Write out the material again word for word, dropping any images it holds.

Given material:
§
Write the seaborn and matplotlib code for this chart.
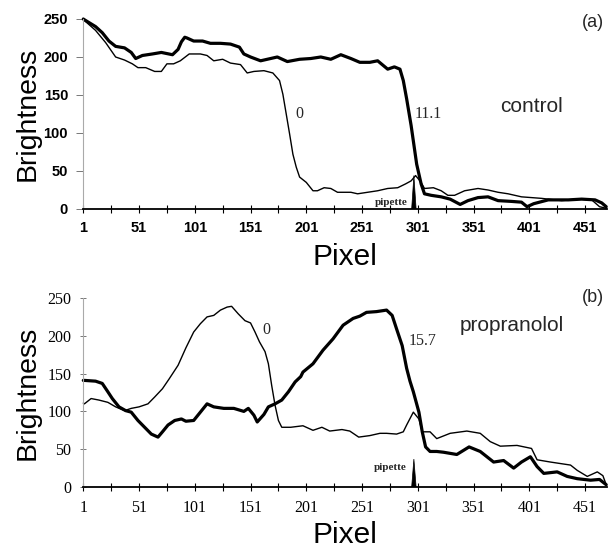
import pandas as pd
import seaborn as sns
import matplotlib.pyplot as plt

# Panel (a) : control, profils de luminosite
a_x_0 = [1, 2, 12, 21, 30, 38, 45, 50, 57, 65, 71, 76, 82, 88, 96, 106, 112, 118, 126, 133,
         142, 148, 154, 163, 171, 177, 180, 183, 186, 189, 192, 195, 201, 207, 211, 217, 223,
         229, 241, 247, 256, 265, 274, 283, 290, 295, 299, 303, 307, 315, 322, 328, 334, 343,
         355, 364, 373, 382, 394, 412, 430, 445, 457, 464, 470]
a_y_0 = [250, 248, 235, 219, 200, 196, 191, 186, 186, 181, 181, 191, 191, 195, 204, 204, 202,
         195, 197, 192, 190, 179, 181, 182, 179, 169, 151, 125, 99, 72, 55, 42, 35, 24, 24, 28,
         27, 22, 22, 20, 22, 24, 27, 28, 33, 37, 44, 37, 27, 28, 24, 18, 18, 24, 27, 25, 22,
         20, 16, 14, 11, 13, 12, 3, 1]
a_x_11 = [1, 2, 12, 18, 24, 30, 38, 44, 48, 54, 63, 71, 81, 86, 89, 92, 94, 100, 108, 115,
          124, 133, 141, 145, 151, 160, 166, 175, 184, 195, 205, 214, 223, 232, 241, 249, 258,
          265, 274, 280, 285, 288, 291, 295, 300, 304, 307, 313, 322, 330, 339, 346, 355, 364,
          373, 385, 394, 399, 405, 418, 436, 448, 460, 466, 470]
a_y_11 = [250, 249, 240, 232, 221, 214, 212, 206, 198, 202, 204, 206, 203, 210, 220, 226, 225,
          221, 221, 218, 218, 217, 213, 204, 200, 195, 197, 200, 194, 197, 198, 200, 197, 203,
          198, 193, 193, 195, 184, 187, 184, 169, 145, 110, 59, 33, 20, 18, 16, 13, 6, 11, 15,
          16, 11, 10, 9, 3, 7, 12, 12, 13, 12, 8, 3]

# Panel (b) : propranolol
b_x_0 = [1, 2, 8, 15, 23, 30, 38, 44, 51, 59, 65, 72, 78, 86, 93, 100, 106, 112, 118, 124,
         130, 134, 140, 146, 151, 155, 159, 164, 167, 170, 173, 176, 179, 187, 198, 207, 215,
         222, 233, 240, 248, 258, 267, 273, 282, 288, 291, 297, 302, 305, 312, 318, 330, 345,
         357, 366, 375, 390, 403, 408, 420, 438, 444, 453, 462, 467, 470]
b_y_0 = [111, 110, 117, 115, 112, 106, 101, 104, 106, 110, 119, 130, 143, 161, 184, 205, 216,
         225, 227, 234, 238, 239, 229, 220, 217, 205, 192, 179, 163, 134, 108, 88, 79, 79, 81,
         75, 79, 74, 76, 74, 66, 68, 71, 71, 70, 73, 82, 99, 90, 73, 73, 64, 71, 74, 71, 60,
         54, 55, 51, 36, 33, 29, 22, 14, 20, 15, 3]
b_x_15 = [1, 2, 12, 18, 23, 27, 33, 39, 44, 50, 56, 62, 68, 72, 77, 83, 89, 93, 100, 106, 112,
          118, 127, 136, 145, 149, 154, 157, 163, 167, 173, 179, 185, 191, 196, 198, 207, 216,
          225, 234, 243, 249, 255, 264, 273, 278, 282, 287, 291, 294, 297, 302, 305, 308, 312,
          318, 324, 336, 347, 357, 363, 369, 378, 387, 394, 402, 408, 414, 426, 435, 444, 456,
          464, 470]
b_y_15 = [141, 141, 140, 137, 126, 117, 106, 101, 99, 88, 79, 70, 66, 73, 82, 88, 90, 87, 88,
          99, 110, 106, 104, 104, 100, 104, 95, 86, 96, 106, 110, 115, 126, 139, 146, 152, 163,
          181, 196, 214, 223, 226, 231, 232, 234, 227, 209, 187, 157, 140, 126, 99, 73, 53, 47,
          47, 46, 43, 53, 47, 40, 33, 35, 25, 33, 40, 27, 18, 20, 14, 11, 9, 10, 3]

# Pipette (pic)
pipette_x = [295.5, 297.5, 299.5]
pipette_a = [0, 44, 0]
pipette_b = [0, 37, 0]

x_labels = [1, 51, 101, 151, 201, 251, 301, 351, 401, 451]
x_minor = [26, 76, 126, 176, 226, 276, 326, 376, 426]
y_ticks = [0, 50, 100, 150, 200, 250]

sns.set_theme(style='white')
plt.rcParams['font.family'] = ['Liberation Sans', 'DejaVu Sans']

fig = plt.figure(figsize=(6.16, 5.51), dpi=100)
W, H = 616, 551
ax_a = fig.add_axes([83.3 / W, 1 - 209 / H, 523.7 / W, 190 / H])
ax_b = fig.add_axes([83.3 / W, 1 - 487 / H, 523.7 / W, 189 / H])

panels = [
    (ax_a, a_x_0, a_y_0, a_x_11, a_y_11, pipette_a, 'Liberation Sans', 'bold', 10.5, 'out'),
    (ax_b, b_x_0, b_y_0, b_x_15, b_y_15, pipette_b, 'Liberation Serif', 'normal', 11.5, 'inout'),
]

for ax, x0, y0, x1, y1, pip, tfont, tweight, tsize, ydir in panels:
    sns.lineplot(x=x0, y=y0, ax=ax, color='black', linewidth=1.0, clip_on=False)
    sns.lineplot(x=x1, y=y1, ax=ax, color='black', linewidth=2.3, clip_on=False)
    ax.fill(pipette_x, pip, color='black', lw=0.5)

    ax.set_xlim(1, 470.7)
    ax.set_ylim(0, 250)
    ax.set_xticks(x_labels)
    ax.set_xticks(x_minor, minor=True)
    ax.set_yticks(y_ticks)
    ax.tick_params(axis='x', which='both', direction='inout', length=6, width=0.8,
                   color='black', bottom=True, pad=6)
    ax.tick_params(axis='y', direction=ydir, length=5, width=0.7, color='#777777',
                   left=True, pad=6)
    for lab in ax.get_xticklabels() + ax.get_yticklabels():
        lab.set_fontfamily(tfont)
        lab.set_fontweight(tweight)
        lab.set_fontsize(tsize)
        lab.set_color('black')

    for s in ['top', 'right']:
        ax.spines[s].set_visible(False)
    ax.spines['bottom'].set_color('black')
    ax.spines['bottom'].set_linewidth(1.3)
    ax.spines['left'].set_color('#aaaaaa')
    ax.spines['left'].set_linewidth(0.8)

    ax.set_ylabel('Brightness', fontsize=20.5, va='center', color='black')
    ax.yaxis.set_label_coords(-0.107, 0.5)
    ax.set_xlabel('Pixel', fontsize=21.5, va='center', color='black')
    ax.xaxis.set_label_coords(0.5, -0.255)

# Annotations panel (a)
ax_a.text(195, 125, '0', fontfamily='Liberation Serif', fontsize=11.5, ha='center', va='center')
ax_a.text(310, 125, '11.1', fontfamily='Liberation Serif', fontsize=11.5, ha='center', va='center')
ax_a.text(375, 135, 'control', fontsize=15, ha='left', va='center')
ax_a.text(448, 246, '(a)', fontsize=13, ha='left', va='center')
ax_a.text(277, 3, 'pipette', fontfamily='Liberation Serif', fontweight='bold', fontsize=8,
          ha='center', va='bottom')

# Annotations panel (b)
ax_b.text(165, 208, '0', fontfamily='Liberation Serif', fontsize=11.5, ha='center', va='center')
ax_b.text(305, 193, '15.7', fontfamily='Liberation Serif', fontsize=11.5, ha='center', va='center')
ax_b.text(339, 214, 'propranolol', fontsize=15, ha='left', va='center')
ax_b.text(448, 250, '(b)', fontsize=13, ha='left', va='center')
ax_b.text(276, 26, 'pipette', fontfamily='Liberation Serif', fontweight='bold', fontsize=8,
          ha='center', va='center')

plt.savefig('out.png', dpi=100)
§
Completed exercise:
Write the seaborn and matplotlib code for this chart.
import pandas as pd
import seaborn as sns
import matplotlib.pyplot as plt

# Panel (a) : control, profils de luminosite
a_x_0 = [1, 2, 12, 21, 30, 38, 45, 50, 57, 65, 71, 76, 82, 88, 96, 106, 112, 118, 126, 133,
         142, 148, 154, 163, 171, 177, 180, 183, 186, 189, 192, 195, 201, 207, 211, 217, 223,
         229, 241, 247, 256, 265, 274, 283, 290, 295, 299, 303, 307, 315, 322, 328, 334, 343,
         355, 364, 373, 382, 394, 412, 430, 445, 457, 464, 470]
a_y_0 = [250, 248, 235, 219, 200, 196, 191, 186, 186, 181, 181, 191, 191, 195, 204, 204, 202,
         195, 197, 192, 190, 179, 181, 182, 179, 169, 151, 125, 99, 72, 55, 42, 35, 24, 24, 28,
         27, 22, 22, 20, 22, 24, 27, 28, 33, 37, 44, 37, 27, 28, 24, 18, 18, 24, 27, 25, 22,
         20, 16, 14, 11, 13, 12, 3, 1]
a_x_11 = [1, 2, 12, 18, 24, 30, 38, 44, 48, 54, 63, 71, 81, 86, 89, 92, 94, 100, 108, 115,
          124, 133, 141, 145, 151, 160, 166, 175, 184, 195, 205, 214, 223, 232, 241, 249, 258,
          265, 274, 280, 285, 288, 291, 295, 300, 304, 307, 313, 322, 330, 339, 346, 355, 364,
          373, 385, 394, 399, 405, 418, 436, 448, 460, 466, 470]
a_y_11 = [250, 249, 240, 232, 221, 214, 212, 206, 198, 202, 204, 206, 203, 210, 220, 226, 225,
          221, 221, 218, 218, 217, 213, 204, 200, 195, 197, 200, 194, 197, 198, 200, 197, 203,
          198, 193, 193, 195, 184, 187, 184, 169, 145, 110, 59, 33, 20, 18, 16, 13, 6, 11, 15,
          16, 11, 10, 9, 3, 7, 12, 12, 13, 12, 8, 3]

# Panel (b) : propranolol
b_x_0 = [1, 2, 8, 15, 23, 30, 38, 44, 51, 59, 65, 72, 78, 86, 93, 100, 106, 112, 118, 124,
         130, 134, 140, 146, 151, 155, 159, 164, 167, 170, 173, 176, 179, 187, 198, 207, 215,
         222, 233, 240, 248, 258, 267, 273, 282, 288, 291, 297, 302, 305, 312, 318, 330, 345,
         357, 366, 375, 390, 403, 408, 420, 438, 444, 453, 462, 467, 470]
b_y_0 = [111, 110, 117, 115, 112, 106, 101, 104, 106, 110, 119, 130, 143, 161, 184, 205, 216,
         225, 227, 234, 238, 239, 229, 220, 217, 205, 192, 179, 163, 134, 108, 88, 79, 79, 81,
         75, 79, 74, 76, 74, 66, 68, 71, 71, 70, 73, 82, 99, 90, 73, 73, 64, 71, 74, 71, 60,
         54, 55, 51, 36, 33, 29, 22, 14, 20, 15, 3]
b_x_15 = [1, 2, 12, 18, 23, 27, 33, 39, 44, 50, 56, 62, 68, 72, 77, 83, 89, 93, 100, 106, 112,
          118, 127, 136, 145, 149, 154, 157, 163, 167, 173, 179, 185, 191, 196, 198, 207, 216,
          225, 234, 243, 249, 255, 264, 273, 278, 282, 287, 291, 294, 297, 302, 305, 308, 312,
          318, 324, 336, 347, 357, 363, 369, 378, 387, 394, 402, 408, 414, 426, 435, 444, 456,
          464, 470]
b_y_15 = [141, 141, 140, 137, 126, 117, 106, 101, 99, 88, 79, 70, 66, 73, 82, 88, 90, 87, 88,
          99, 110, 106, 104, 104, 100, 104, 95, 86, 96, 106, 110, 115, 126, 139, 146, 152, 163,
          181, 196, 214, 223, 226, 231, 232, 234, 227, 209, 187, 157, 140, 126, 99, 73, 53, 47,
          47, 46, 43, 53, 47, 40, 33, 35, 25, 33, 40, 27, 18, 20, 14, 11, 9, 10, 3]

# Pipette (pic)
pipette_x = [295.5, 297.5, 299.5]
pipette_a = [0, 44, 0]
pipette_b = [0, 37, 0]

x_labels = [1, 51, 101, 151, 201, 251, 301, 351, 401, 451]
x_minor = [26, 76, 126, 176, 226, 276, 326, 376, 426]
y_ticks = [0, 50, 100, 150, 200, 250]

sns.set_theme(style='white')
plt.rcParams['font.family'] = ['Liberation Sans', 'DejaVu Sans']

fig = plt.figure(figsize=(6.16, 5.51), dpi=100)
W, H = 616, 551
ax_a = fig.add_axes([83.3 / W, 1 - 209 / H, 523.7 / W, 190 / H])
ax_b = fig.add_axes([83.3 / W, 1 - 487 / H, 523.7 / W, 189 / H])

panels = [
    (ax_a, a_x_0, a_y_0, a_x_11, a_y_11, pipette_a, 'Liberation Sans', 'bold', 10.5, 'out'),
    (ax_b, b_x_0, b_y_0, b_x_15, b_y_15, pipette_b, 'Liberation Serif', 'normal', 11.5, 'inout'),
]

for ax, x0, y0, x1, y1, pip, tfont, tweight, tsize, ydir in panels:
    sns.lineplot(x=x0, y=y0, ax=ax, color='black', linewidth=1.0, clip_on=False)
    sns.lineplot(x=x1, y=y1, ax=ax, color='black', linewidth=2.3, clip_on=False)
    ax.fill(pipette_x, pip, color='black', lw=0.5)

    ax.set_xlim(1, 470.7)
    ax.set_ylim(0, 250)
    ax.set_xticks(x_labels)
    ax.set_xticks(x_minor, minor=True)
    ax.set_yticks(y_ticks)
    ax.tick_params(axis='x', which='both', direction='inout', length=6, width=0.8,
                   color='black', bottom=True, pad=6)
    ax.tick_params(axis='y', direction=ydir, length=5, width=0.7, color='#777777',
                   left=True, pad=6)
    for lab in ax.get_xticklabels() + ax.get_yticklabels():
        lab.set_fontfamily(tfont)
        lab.set_fontweight(tweight)
        lab.set_fontsize(tsize)
        lab.set_color('black')

    for s in ['top', 'right']:
        ax.spines[s].set_visible(False)
    ax.spines['bottom'].set_color('black')
    ax.spines['bottom'].set_linewidth(1.3)
    ax.spines['left'].set_color('#aaaaaa')
    ax.spines['left'].set_linewidth(0.8)

    ax.set_ylabel('Brightness', fontsize=20.5, va='center', color='black')
    ax.yaxis.set_label_coords(-0.107, 0.5)
    ax.set_xlabel('Pixel', fontsize=21.5, va='center', color='black')
    ax.xaxis.set_label_coords(0.5, -0.255)

# Annotations panel (a)
ax_a.text(195, 125, '0', fontfamily='Liberation Serif', fontsize=11.5, ha='center', va='center')
ax_a.text(310, 125, '11.1', fontfamily='Liberation Serif', fontsize=11.5, ha='center', va='center')
ax_a.text(375, 135, 'control', fontsize=15, ha='left', va='center')
ax_a.text(448, 246, '(a)', fontsize=13, ha='left', va='center')
ax_a.text(277, 3, 'pipette', fontfamily='Liberation Serif', fontweight='bold', fontsize=8,
          ha='center', va='bottom')

# Annotations panel (b)
ax_b.text(165, 208, '0', fontfamily='Liberation Serif', fontsize=11.5, ha='center', va='center')
ax_b.text(305, 193, '15.7', fontfamily='Liberation Serif', fontsize=11.5, ha='center', va='center')
ax_b.text(339, 214, 'propranolol', fontsize=15, ha='left', va='center')
ax_b.text(448, 250, '(b)', fontsize=13, ha='left', va='center')
ax_b.text(276, 26, 'pipette', fontfamily='Liberation Serif', fontweight='bold', fontsize=8,
          ha='center', va='center')

plt.savefig('out.png', dpi=100)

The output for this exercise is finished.